[Source code of charts]

-------

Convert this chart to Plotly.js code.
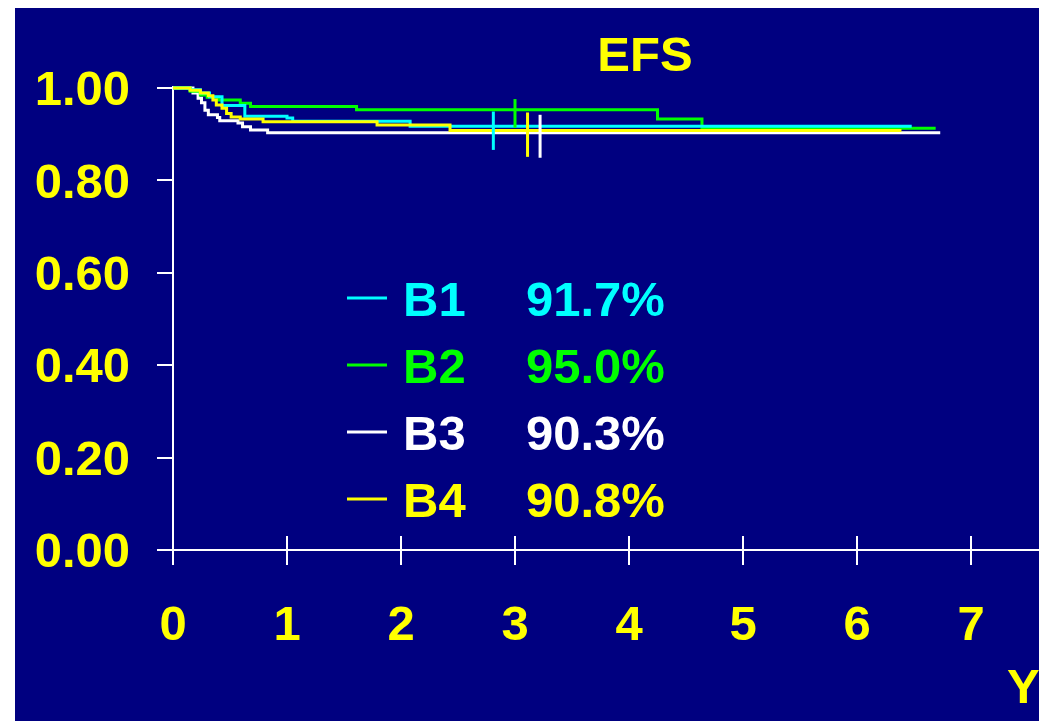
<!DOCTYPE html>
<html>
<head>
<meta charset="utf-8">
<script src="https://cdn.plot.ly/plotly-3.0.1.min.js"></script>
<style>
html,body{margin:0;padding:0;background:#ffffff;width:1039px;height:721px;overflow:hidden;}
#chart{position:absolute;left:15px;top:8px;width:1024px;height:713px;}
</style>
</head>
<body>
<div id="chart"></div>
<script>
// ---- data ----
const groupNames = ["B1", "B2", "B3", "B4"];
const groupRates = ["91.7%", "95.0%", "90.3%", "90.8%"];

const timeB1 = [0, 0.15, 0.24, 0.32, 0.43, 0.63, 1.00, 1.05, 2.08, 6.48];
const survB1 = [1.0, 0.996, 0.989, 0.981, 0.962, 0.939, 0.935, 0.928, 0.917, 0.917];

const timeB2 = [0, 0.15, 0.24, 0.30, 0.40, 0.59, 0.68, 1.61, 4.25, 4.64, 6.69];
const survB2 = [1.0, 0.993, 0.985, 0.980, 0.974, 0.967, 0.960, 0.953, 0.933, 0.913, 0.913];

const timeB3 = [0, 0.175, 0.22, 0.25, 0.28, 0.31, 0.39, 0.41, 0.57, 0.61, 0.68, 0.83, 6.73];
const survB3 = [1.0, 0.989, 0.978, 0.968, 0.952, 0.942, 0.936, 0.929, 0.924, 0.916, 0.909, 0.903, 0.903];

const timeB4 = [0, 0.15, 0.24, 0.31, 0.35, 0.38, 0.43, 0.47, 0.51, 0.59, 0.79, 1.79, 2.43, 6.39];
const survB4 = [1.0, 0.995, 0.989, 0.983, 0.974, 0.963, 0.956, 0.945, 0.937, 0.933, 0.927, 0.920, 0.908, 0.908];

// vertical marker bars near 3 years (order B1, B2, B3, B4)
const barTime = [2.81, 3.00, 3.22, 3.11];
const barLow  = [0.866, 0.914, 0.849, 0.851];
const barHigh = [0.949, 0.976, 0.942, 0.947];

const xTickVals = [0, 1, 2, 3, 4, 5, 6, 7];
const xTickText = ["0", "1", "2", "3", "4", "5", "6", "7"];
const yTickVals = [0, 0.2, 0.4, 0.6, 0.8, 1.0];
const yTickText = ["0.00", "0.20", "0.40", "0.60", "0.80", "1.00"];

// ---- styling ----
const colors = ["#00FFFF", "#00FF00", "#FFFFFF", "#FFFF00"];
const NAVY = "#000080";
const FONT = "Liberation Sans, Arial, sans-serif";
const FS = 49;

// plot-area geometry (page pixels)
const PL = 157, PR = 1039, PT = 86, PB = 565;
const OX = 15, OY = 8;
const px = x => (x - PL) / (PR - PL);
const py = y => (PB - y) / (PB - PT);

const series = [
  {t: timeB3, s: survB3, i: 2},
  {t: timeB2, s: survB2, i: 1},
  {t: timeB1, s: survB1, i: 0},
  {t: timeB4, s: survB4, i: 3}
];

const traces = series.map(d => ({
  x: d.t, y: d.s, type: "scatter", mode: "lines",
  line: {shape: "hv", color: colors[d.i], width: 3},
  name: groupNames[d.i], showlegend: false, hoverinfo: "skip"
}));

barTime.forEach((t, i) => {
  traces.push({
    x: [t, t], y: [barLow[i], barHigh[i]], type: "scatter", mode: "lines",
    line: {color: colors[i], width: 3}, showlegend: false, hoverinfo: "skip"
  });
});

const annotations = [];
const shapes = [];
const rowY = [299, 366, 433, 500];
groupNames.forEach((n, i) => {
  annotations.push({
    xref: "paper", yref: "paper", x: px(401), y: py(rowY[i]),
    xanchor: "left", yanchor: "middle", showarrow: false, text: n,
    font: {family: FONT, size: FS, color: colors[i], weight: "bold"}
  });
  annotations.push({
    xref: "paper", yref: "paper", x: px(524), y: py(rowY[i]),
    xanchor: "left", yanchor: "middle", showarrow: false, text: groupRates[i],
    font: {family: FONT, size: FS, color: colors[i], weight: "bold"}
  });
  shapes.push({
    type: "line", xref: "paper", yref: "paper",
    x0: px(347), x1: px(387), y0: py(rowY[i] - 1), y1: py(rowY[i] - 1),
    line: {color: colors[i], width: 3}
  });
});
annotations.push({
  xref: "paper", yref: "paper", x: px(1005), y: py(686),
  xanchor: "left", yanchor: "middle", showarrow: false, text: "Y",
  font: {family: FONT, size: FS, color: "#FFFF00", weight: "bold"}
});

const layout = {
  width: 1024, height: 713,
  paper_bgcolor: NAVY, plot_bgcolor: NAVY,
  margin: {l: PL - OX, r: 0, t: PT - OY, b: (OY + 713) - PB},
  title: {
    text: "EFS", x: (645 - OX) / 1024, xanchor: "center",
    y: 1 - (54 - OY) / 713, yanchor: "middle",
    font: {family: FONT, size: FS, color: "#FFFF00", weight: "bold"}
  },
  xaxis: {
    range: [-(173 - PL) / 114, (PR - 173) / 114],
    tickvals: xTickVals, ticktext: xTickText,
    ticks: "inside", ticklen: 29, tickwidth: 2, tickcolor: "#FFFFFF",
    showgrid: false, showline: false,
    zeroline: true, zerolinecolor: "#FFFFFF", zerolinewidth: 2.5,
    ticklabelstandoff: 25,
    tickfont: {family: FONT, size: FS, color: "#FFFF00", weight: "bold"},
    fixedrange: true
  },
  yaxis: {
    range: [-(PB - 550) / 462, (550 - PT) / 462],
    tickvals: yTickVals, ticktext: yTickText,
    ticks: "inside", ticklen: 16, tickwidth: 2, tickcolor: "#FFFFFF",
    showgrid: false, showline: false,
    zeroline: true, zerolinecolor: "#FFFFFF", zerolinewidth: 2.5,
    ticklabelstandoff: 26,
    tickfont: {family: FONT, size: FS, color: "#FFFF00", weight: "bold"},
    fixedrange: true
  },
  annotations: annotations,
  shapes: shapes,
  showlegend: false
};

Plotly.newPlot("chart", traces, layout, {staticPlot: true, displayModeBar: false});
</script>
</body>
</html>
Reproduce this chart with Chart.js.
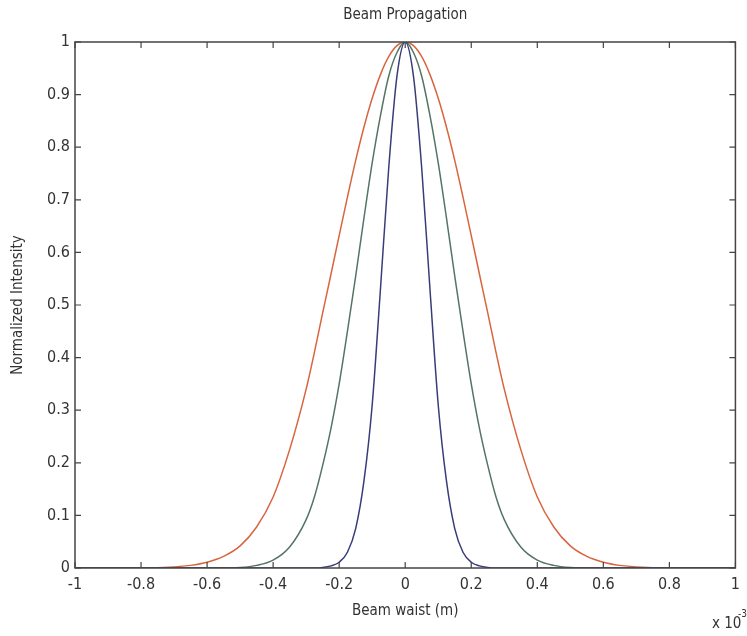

-------

STATED EXERCISE: Restate the data above exactly, stripping out each image.

FINAL RESULT:
Convert this chart to Plotly.js code.
<!DOCTYPE html>
<html>
<head>
<meta charset="utf-8">
<script src="https://cdn.plot.ly/plotly-3.0.1.min.js"></script>
<style>
html,body{margin:0;padding:0;background:#ffffff;width:1039px;height:721px;overflow:hidden;}
#chart{position:absolute;left:15px;top:8px;width:1024px;height:713px;}
</style>
</head>
<body>
<div id="chart"></div>
<script>
// ---- data ----
const groupNames = ["B1", "B2", "B3", "B4"];
const groupRates = ["91.7%", "95.0%", "90.3%", "90.8%"];

const timeB1 = [0, 0.15, 0.24, 0.32, 0.43, 0.63, 1.00, 1.05, 2.08, 6.48];
const survB1 = [1.0, 0.996, 0.989, 0.981, 0.962, 0.939, 0.935, 0.928, 0.917, 0.917];

const timeB2 = [0, 0.15, 0.24, 0.30, 0.40, 0.59, 0.68, 1.61, 4.25, 4.64, 6.69];
const survB2 = [1.0, 0.993, 0.985, 0.980, 0.974, 0.967, 0.960, 0.953, 0.933, 0.913, 0.913];

const timeB3 = [0, 0.175, 0.22, 0.25, 0.28, 0.31, 0.39, 0.41, 0.57, 0.61, 0.68, 0.83, 6.73];
const survB3 = [1.0, 0.989, 0.978, 0.968, 0.952, 0.942, 0.936, 0.929, 0.924, 0.916, 0.909, 0.903, 0.903];

const timeB4 = [0, 0.15, 0.24, 0.31, 0.35, 0.38, 0.43, 0.47, 0.51, 0.59, 0.79, 1.79, 2.43, 6.39];
const survB4 = [1.0, 0.995, 0.989, 0.983, 0.974, 0.963, 0.956, 0.945, 0.937, 0.933, 0.927, 0.920, 0.908, 0.908];

// vertical marker bars near 3 years (order B1, B2, B3, B4)
const barTime = [2.81, 3.00, 3.22, 3.11];
const barLow  = [0.866, 0.914, 0.849, 0.851];
const barHigh = [0.949, 0.976, 0.942, 0.947];

const xTickVals = [0, 1, 2, 3, 4, 5, 6, 7];
const xTickText = ["0", "1", "2", "3", "4", "5", "6", "7"];
const yTickVals = [0, 0.2, 0.4, 0.6, 0.8, 1.0];
const yTickText = ["0.00", "0.20", "0.40", "0.60", "0.80", "1.00"];

// ---- styling ----
const colors = ["#00FFFF", "#00FF00", "#FFFFFF", "#FFFF00"];
const NAVY = "#000080";
const FONT = "Liberation Sans, Arial, sans-serif";
const FS = 49;

// plot-area geometry (page pixels)
const PL = 157, PR = 1039, PT = 86, PB = 565;
const OX = 15, OY = 8;
const px = x => (x - PL) / (PR - PL);
const py = y => (PB - y) / (PB - PT);

const series = [
  {t: timeB3, s: survB3, i: 2},
  {t: timeB2, s: survB2, i: 1},
  {t: timeB1, s: survB1, i: 0},
  {t: timeB4, s: survB4, i: 3}
];

const traces = series.map(d => ({
  x: d.t, y: d.s, type: "scatter", mode: "lines",
  line: {shape: "hv", color: colors[d.i], width: 3},
  name: groupNames[d.i], showlegend: false, hoverinfo: "skip"
}));

barTime.forEach((t, i) => {
  traces.push({
    x: [t, t], y: [barLow[i], barHigh[i]], type: "scatter", mode: "lines",
    line: {color: colors[i], width: 3}, showlegend: false, hoverinfo: "skip"
  });
});

const annotations = [];
const shapes = [];
const rowY = [299, 366, 433, 500];
groupNames.forEach((n, i) => {
  annotations.push({
    xref: "paper", yref: "paper", x: px(401), y: py(rowY[i]),
    xanchor: "left", yanchor: "middle", showarrow: false, text: n,
    font: {family: FONT, size: FS, color: colors[i], weight: "bold"}
  });
  annotations.push({
    xref: "paper", yref: "paper", x: px(524), y: py(rowY[i]),
    xanchor: "left", yanchor: "middle", showarrow: false, text: groupRates[i],
    font: {family: FONT, size: FS, color: colors[i], weight: "bold"}
  });
  shapes.push({
    type: "line", xref: "paper", yref: "paper",
    x0: px(347), x1: px(387), y0: py(rowY[i] - 1), y1: py(rowY[i] - 1),
    line: {color: colors[i], width: 3}
  });
});
annotations.push({
  xref: "paper", yref: "paper", x: px(1005), y: py(686),
  xanchor: "left", yanchor: "middle", showarrow: false, text: "Y",
  font: {family: FONT, size: FS, color: "#FFFF00", weight: "bold"}
});

const layout = {
  width: 1024, height: 713,
  paper_bgcolor: NAVY, plot_bgcolor: NAVY,
  margin: {l: PL - OX, r: 0, t: PT - OY, b: (OY + 713) - PB},
  title: {
    text: "EFS", x: (645 - OX) / 1024, xanchor: "center",
    y: 1 - (54 - OY) / 713, yanchor: "middle",
    font: {family: FONT, size: FS, color: "#FFFF00", weight: "bold"}
  },
  xaxis: {
    range: [-(173 - PL) / 114, (PR - 173) / 114],
    tickvals: xTickVals, ticktext: xTickText,
    ticks: "inside", ticklen: 29, tickwidth: 2, tickcolor: "#FFFFFF",
    showgrid: false, showline: false,
    zeroline: true, zerolinecolor: "#FFFFFF", zerolinewidth: 2.5,
    ticklabelstandoff: 25,
    tickfont: {family: FONT, size: FS, color: "#FFFF00", weight: "bold"},
    fixedrange: true
  },
  yaxis: {
    range: [-(PB - 550) / 462, (550 - PT) / 462],
    tickvals: yTickVals, ticktext: yTickText,
    ticks: "inside", ticklen: 16, tickwidth: 2, tickcolor: "#FFFFFF",
    showgrid: false, showline: false,
    zeroline: true, zerolinecolor: "#FFFFFF", zerolinewidth: 2.5,
    ticklabelstandoff: 26,
    tickfont: {family: FONT, size: FS, color: "#FFFF00", weight: "bold"},
    fixedrange: true
  },
  annotations: annotations,
  shapes: shapes,
  showlegend: false
};

Plotly.newPlot("chart", traces, layout, {staticPlot: true, displayModeBar: false});
</script>
</body>
</html>
Reproduce this chart with Chart.js.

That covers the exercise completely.